Le bruit qui court: Kunst ganz öffentlich

von Fredi Lerch 5. Februar 2015

Mit einer Plakataktion haben Kulturschaffende in den letzten Tagen das Projekt «Le bruit qui court» lanciert. Mit öffentlichen Veranstaltungen wollen sie in diesem Jahr die Rolle der Kunst in der Stadtentwicklung zur Debatte stellen.

Es ist weder Blocher noch sind es die Rotgrünen: Hinter den Plakaten, die seit dem 26. Januar auf den Plätzen der Altstadt mit rätselhaften Doppelbotschaften die städtisch-bodenständige Phantasielosigkeit zu irritieren versuchen, stecken verschiedene Kulturschaffende mit ihrem Projekt «Le bruit qui court». Konkret: Andrea Portmann, die das Konzept des Projekts verfasste, Niklaus Wenger und die Grafiker von B&R, dazu Michael Flückiger, Kevin Graber, Sandra Künzi, das Literaturbüro Olten, Selina Reber und Peti Wischmann. (Ihre Stellungnahme zum Projekt findet sich hier.)

Diese Gruppe ist im Auftrag der städtischen Kommission Kunst im öffentlichen Raum aktiv geworden. Die Aktivitäten sollen bis Ende Jahr dauern. Ihr Ziel ist es, Diskussionen um den öffentlichen Raum der Stadt Bern und die Rolle der Kunst im Zusammenhang von Stadtplanung, Stadtentwicklung, Gestaltung und Architektur in Gang zu bringen.

Das «Café publique»

«Wir haben die Plakataktion bewusst ohne Absender lanciert. Zum einen war sie für uns eine eigenständige Kunstaktion, zum anderen der Versuch, für unser ganzes Projekt Raum zu schaffen», sagt Niklaus Wenger, Künstler und Teammitglied von «Le bruit qui court». «Unser Auftragsverhältnis mit der Stadt lässt künstlerische Freiheiten zu», sagt er. «Auch nehmen wir uns heraus, Fragen an die Stadt und an deren Umgang mit dem öffentlichen Raum zu stellen.» Aber klar, was «Le bruit qui court» mache, sei «Kunst als Dienstleistung». Das Team erteile Aufträge, die mit den Mitteln der je eigenen Kunst bearbeitet werden sollen. «Eine spannende Schnittstelle», sagt Wenger, «wo aber die eigene Arbeit auch in die Willfährigkeit kippen kann. Darum muss unser Projekt mehr und anderes werden als der Versuch, der städtischen Kommission eine kreative Plattform für deren Anliegen zu schaffen.»

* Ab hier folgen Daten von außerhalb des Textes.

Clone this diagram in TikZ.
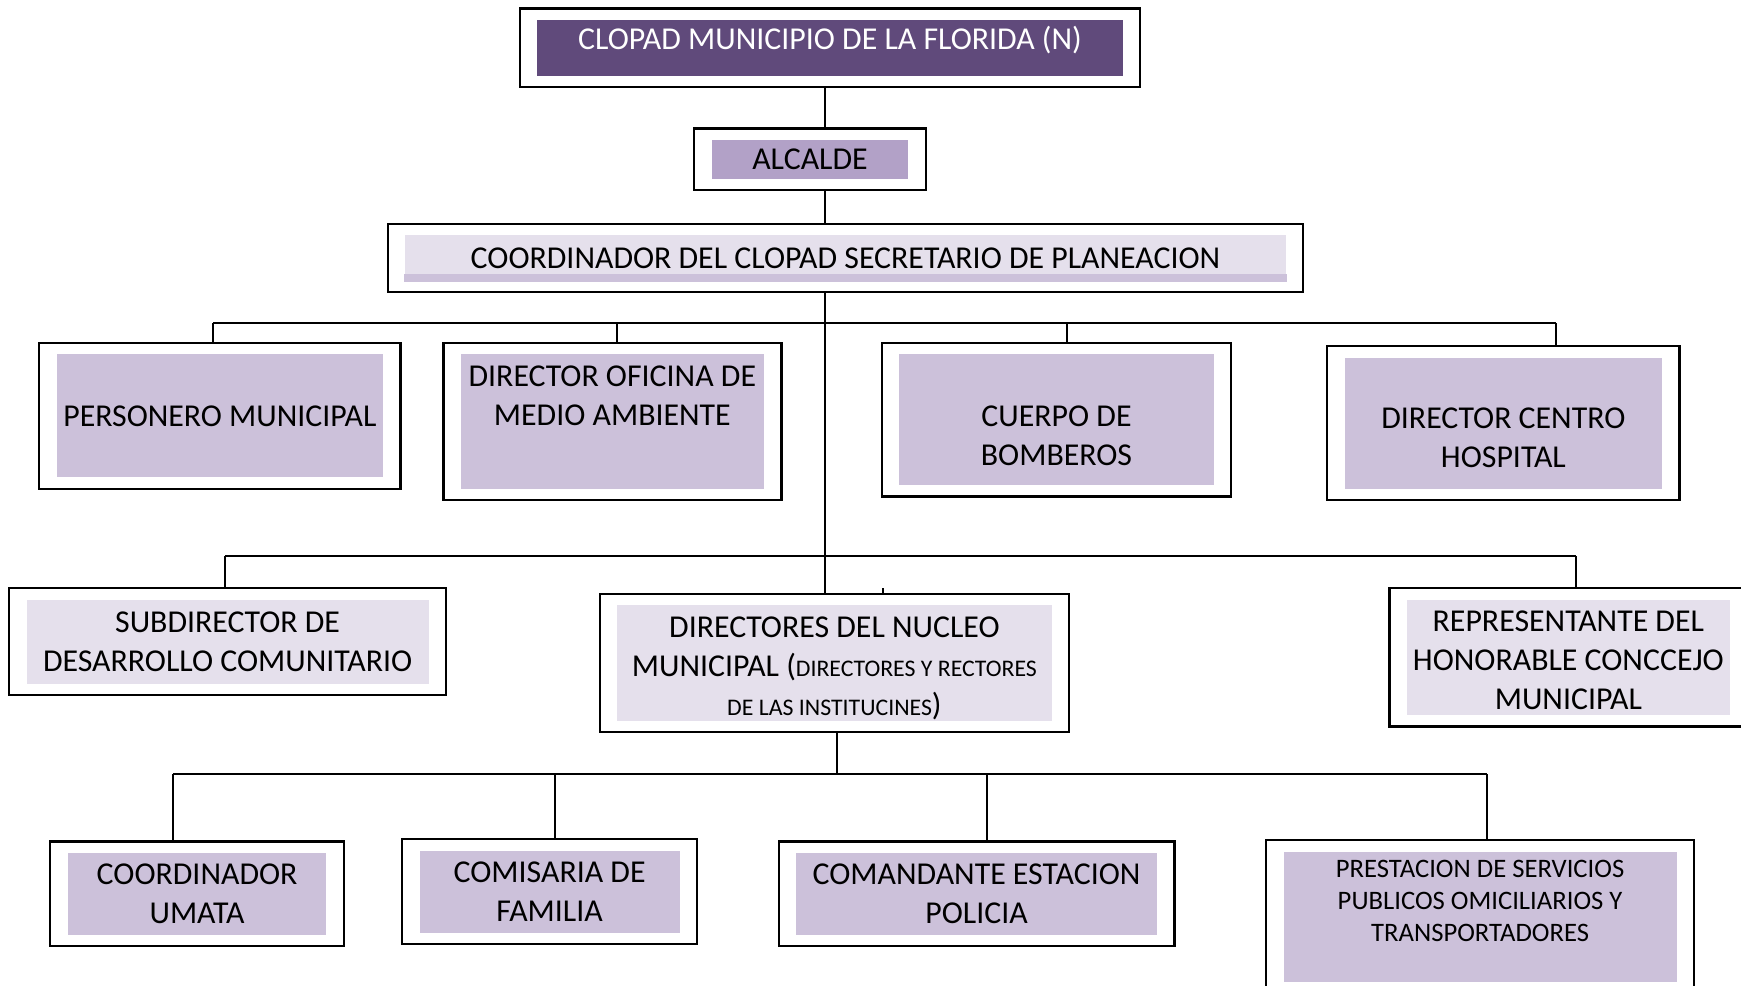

«Wir nehmen uns heraus, Fragen an die Stadt und an deren Umgang mit dem öffentlichen Raum zu stellen.»

Niklaus Wenger, Künstler

Im Zentrum des Projekts stehen sechs Diskussionsveranstaltungen unter dem Titel «Café Publique» (die erste Ausgabe des Formats findet am 22. Februar statt, vgl. Box rechts). Je drei Gesprächsrunden umkreisen bis Anfang Mai, respektive ab Mitte September an wechselnden Orten in der Stadt das Thema Kunst und Kultur im öffentlichen Raum. Als inhaltliche Stichworte für die Debatten der ersten Staffel nennt Wenger die Eventisierung des öffentlichen Raums, Visionen im und für den öffentlichen Raum und die Teilhabe am öffentlichen Raum: «Hier geht es zum Beispiel um die niederschwellige Mitbestimmung und Mitnutzung von öffentlichem Raum.» Für die Herbst-Debatten bereits gesetzt ist das Thema Stadtrand, ein weiteres wird im Moment mit der Kunstprojekt Westfenster in der Parkanlage Brünnengut diskutiert.

Die Kunst des Protokolls

Die einzelnen «Cafés publiques» werden von Mitgliedern des «Literaturbüros Olten» schreibend sowie von Selina Reber (im Frühling) respektive von Peti Wiskemann (im Herbst) zeichnend dokumentiert. Gewünscht ist eine persönlich gefärbte Übersetzung der Veranstaltungen in die Medien der Sprache und des Bildes. Was entsteht, wird zusammen mit einer filmischen Dokumentation der Diskussion auf der Website von «Le bruit qui court» dokumentiert und soll dort als Ausgangsmaterial für Online-Diskussionen dienen. Zudem wird jeweils nach Abschluss der ersten und der zweiten Staffel eine Zeitung erscheinen und in den Strassen der Stadt gratis verteilt werden.